# Required task
Repeat the material below exactly, line for line.

═════ Recorded data ═════

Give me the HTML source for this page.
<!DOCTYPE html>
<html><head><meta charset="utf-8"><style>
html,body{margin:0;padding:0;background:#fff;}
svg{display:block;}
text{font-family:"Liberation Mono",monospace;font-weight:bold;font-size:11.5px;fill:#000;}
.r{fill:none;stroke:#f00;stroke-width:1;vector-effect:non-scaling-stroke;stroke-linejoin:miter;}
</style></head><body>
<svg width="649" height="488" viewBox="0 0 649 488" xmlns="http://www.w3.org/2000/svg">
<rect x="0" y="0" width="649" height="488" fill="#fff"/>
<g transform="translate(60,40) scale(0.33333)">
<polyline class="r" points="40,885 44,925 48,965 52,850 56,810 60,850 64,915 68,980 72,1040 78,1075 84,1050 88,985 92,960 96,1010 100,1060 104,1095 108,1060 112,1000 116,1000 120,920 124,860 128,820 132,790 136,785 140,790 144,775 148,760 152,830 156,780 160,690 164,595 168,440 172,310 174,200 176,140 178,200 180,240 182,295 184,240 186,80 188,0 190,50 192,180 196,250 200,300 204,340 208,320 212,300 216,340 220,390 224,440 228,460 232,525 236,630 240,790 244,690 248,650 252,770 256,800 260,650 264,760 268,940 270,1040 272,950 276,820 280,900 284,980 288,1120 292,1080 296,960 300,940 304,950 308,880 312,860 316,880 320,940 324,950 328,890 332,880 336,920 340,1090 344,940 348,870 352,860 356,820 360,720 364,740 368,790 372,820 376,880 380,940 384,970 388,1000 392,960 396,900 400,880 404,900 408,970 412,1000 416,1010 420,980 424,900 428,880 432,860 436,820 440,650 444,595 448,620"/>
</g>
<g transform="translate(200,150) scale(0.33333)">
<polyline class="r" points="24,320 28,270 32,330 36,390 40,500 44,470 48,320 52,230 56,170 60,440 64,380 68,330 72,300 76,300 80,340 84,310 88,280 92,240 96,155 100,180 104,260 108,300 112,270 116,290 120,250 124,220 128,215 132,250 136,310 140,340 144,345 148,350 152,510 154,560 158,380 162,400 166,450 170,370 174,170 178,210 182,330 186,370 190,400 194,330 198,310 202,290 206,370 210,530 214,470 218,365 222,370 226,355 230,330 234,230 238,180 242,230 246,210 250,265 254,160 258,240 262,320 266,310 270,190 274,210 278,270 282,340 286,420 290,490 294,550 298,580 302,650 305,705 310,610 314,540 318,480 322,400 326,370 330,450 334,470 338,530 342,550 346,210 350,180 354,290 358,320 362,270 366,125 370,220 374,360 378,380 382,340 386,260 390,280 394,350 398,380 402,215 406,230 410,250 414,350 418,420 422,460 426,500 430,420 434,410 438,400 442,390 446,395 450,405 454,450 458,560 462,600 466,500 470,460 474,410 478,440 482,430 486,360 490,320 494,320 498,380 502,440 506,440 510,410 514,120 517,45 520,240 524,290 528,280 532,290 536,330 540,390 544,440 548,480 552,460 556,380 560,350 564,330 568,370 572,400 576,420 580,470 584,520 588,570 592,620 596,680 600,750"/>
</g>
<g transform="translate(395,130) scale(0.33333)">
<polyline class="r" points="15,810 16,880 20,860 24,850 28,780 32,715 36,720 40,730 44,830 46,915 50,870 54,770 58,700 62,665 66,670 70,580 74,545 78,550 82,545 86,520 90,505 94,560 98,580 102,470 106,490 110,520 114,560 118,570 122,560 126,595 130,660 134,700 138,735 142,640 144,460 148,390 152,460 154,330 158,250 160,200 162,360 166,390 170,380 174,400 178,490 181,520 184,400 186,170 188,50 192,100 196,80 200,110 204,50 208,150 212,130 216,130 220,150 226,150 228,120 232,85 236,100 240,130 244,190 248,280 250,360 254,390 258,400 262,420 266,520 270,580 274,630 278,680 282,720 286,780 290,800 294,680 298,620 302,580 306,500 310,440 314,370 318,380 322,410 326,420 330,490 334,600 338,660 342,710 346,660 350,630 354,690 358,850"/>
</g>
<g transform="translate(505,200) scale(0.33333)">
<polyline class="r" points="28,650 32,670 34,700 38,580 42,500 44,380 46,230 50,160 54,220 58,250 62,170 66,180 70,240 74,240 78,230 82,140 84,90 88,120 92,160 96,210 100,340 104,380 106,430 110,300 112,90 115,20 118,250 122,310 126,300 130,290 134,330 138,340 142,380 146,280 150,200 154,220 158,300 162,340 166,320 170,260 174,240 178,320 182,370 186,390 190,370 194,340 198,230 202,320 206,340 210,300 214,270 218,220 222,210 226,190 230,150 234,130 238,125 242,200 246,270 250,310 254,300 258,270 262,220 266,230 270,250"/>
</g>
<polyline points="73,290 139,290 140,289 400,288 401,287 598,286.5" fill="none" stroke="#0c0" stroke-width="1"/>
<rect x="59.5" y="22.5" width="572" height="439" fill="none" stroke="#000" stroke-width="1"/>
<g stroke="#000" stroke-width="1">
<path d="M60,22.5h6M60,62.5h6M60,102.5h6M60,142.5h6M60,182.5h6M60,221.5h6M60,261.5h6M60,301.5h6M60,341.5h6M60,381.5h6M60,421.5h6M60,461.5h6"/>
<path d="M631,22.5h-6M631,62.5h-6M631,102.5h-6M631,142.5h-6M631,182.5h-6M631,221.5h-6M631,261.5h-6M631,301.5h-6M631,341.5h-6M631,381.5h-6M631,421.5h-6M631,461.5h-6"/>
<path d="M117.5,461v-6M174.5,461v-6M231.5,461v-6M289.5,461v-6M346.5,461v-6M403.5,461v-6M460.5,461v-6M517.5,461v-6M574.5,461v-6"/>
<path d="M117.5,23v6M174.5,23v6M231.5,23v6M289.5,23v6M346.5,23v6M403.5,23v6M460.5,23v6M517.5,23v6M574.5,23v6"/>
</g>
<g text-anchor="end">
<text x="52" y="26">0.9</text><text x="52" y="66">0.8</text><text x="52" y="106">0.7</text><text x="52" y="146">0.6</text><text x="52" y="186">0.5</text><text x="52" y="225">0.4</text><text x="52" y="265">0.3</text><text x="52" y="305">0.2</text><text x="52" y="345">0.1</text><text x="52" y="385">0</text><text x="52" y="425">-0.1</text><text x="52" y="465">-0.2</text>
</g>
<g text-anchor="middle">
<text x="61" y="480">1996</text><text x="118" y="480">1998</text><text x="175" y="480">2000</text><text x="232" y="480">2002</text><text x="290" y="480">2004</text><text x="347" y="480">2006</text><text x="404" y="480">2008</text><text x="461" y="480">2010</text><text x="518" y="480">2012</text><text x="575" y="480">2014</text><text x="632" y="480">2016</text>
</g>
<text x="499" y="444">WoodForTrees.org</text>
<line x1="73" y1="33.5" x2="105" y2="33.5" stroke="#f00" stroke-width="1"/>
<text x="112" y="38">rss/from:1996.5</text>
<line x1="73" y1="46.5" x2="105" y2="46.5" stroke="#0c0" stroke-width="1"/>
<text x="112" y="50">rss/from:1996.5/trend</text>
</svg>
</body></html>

═════

# Solution to this problem
Give me the HTML source for this page.
<!DOCTYPE html>
<html><head><meta charset="utf-8"><style>
html,body{margin:0;padding:0;background:#fff;}
svg{display:block;}
text{font-family:"Liberation Mono",monospace;font-weight:bold;font-size:11.5px;fill:#000;}
.r{fill:none;stroke:#f00;stroke-width:1;vector-effect:non-scaling-stroke;stroke-linejoin:miter;}
</style></head><body>
<svg width="649" height="488" viewBox="0 0 649 488" xmlns="http://www.w3.org/2000/svg">
<rect x="0" y="0" width="649" height="488" fill="#fff"/>
<g transform="translate(60,40) scale(0.33333)">
<polyline class="r" points="40,885 44,925 48,965 52,850 56,810 60,850 64,915 68,980 72,1040 78,1075 84,1050 88,985 92,960 96,1010 100,1060 104,1095 108,1060 112,1000 116,1000 120,920 124,860 128,820 132,790 136,785 140,790 144,775 148,760 152,830 156,780 160,690 164,595 168,440 172,310 174,200 176,140 178,200 180,240 182,295 184,240 186,80 188,0 190,50 192,180 196,250 200,300 204,340 208,320 212,300 216,340 220,390 224,440 228,460 232,525 236,630 240,790 244,690 248,650 252,770 256,800 260,650 264,760 268,940 270,1040 272,950 276,820 280,900 284,980 288,1120 292,1080 296,960 300,940 304,950 308,880 312,860 316,880 320,940 324,950 328,890 332,880 336,920 340,1090 344,940 348,870 352,860 356,820 360,720 364,740 368,790 372,820 376,880 380,940 384,970 388,1000 392,960 396,900 400,880 404,900 408,970 412,1000 416,1010 420,980 424,900 428,880 432,860 436,820 440,650 444,595 448,620"/>
</g>
<g transform="translate(200,150) scale(0.33333)">
<polyline class="r" points="24,320 28,270 32,330 36,390 40,500 44,470 48,320 52,230 56,170 60,440 64,380 68,330 72,300 76,300 80,340 84,310 88,280 92,240 96,155 100,180 104,260 108,300 112,270 116,290 120,250 124,220 128,215 132,250 136,310 140,340 144,345 148,350 152,510 154,560 158,380 162,400 166,450 170,370 174,170 178,210 182,330 186,370 190,400 194,330 198,310 202,290 206,370 210,530 214,470 218,365 222,370 226,355 230,330 234,230 238,180 242,230 246,210 250,265 254,160 258,240 262,320 266,310 270,190 274,210 278,270 282,340 286,420 290,490 294,550 298,580 302,650 305,705 310,610 314,540 318,480 322,400 326,370 330,450 334,470 338,530 342,550 346,210 350,180 354,290 358,320 362,270 366,125 370,220 374,360 378,380 382,340 386,260 390,280 394,350 398,380 402,215 406,230 410,250 414,350 418,420 422,460 426,500 430,420 434,410 438,400 442,390 446,395 450,405 454,450 458,560 462,600 466,500 470,460 474,410 478,440 482,430 486,360 490,320 494,320 498,380 502,440 506,440 510,410 514,120 517,45 520,240 524,290 528,280 532,290 536,330 540,390 544,440 548,480 552,460 556,380 560,350 564,330 568,370 572,400 576,420 580,470 584,520 588,570 592,620 596,680 600,750"/>
</g>
<g transform="translate(395,130) scale(0.33333)">
<polyline class="r" points="15,810 16,880 20,860 24,850 28,780 32,715 36,720 40,730 44,830 46,915 50,870 54,770 58,700 62,665 66,670 70,580 74,545 78,550 82,545 86,520 90,505 94,560 98,580 102,470 106,490 110,520 114,560 118,570 122,560 126,595 130,660 134,700 138,735 142,640 144,460 148,390 152,460 154,330 158,250 160,200 162,360 166,390 170,380 174,400 178,490 181,520 184,400 186,170 188,50 192,100 196,80 200,110 204,50 208,150 212,130 216,130 220,150 226,150 228,120 232,85 236,100 240,130 244,190 248,280 250,360 254,390 258,400 262,420 266,520 270,580 274,630 278,680 282,720 286,780 290,800 294,680 298,620 302,580 306,500 310,440 314,370 318,380 322,410 326,420 330,490 334,600 338,660 342,710 346,660 350,630 354,690 358,850"/>
</g>
<g transform="translate(505,200) scale(0.33333)">
<polyline class="r" points="28,650 32,670 34,700 38,580 42,500 44,380 46,230 50,160 54,220 58,250 62,170 66,180 70,240 74,240 78,230 82,140 84,90 88,120 92,160 96,210 100,340 104,380 106,430 110,300 112,90 115,20 118,250 122,310 126,300 130,290 134,330 138,340 142,380 146,280 150,200 154,220 158,300 162,340 166,320 170,260 174,240 178,320 182,370 186,390 190,370 194,340 198,230 202,320 206,340 210,300 214,270 218,220 222,210 226,190 230,150 234,130 238,125 242,200 246,270 250,310 254,300 258,270 262,220 266,230 270,250"/>
</g>
<polyline points="73,290 139,290 140,289 400,288 401,287 598,286.5" fill="none" stroke="#0c0" stroke-width="1"/>
<rect x="59.5" y="22.5" width="572" height="439" fill="none" stroke="#000" stroke-width="1"/>
<g stroke="#000" stroke-width="1">
<path d="M60,22.5h6M60,62.5h6M60,102.5h6M60,142.5h6M60,182.5h6M60,221.5h6M60,261.5h6M60,301.5h6M60,341.5h6M60,381.5h6M60,421.5h6M60,461.5h6"/>
<path d="M631,22.5h-6M631,62.5h-6M631,102.5h-6M631,142.5h-6M631,182.5h-6M631,221.5h-6M631,261.5h-6M631,301.5h-6M631,341.5h-6M631,381.5h-6M631,421.5h-6M631,461.5h-6"/>
<path d="M117.5,461v-6M174.5,461v-6M231.5,461v-6M289.5,461v-6M346.5,461v-6M403.5,461v-6M460.5,461v-6M517.5,461v-6M574.5,461v-6"/>
<path d="M117.5,23v6M174.5,23v6M231.5,23v6M289.5,23v6M346.5,23v6M403.5,23v6M460.5,23v6M517.5,23v6M574.5,23v6"/>
</g>
<g text-anchor="end">
<text x="52" y="26">0.9</text><text x="52" y="66">0.8</text><text x="52" y="106">0.7</text><text x="52" y="146">0.6</text><text x="52" y="186">0.5</text><text x="52" y="225">0.4</text><text x="52" y="265">0.3</text><text x="52" y="305">0.2</text><text x="52" y="345">0.1</text><text x="52" y="385">0</text><text x="52" y="425">-0.1</text><text x="52" y="465">-0.2</text>
</g>
<g text-anchor="middle">
<text x="61" y="480">1996</text><text x="118" y="480">1998</text><text x="175" y="480">2000</text><text x="232" y="480">2002</text><text x="290" y="480">2004</text><text x="347" y="480">2006</text><text x="404" y="480">2008</text><text x="461" y="480">2010</text><text x="518" y="480">2012</text><text x="575" y="480">2014</text><text x="632" y="480">2016</text>
</g>
<text x="499" y="444">WoodForTrees.org</text>
<line x1="73" y1="33.5" x2="105" y2="33.5" stroke="#f00" stroke-width="1"/>
<text x="112" y="38">rss/from:1996.5</text>
<line x1="73" y1="46.5" x2="105" y2="46.5" stroke="#0c0" stroke-width="1"/>
<text x="112" y="50">rss/from:1996.5/trend</text>
</svg>
</body></html>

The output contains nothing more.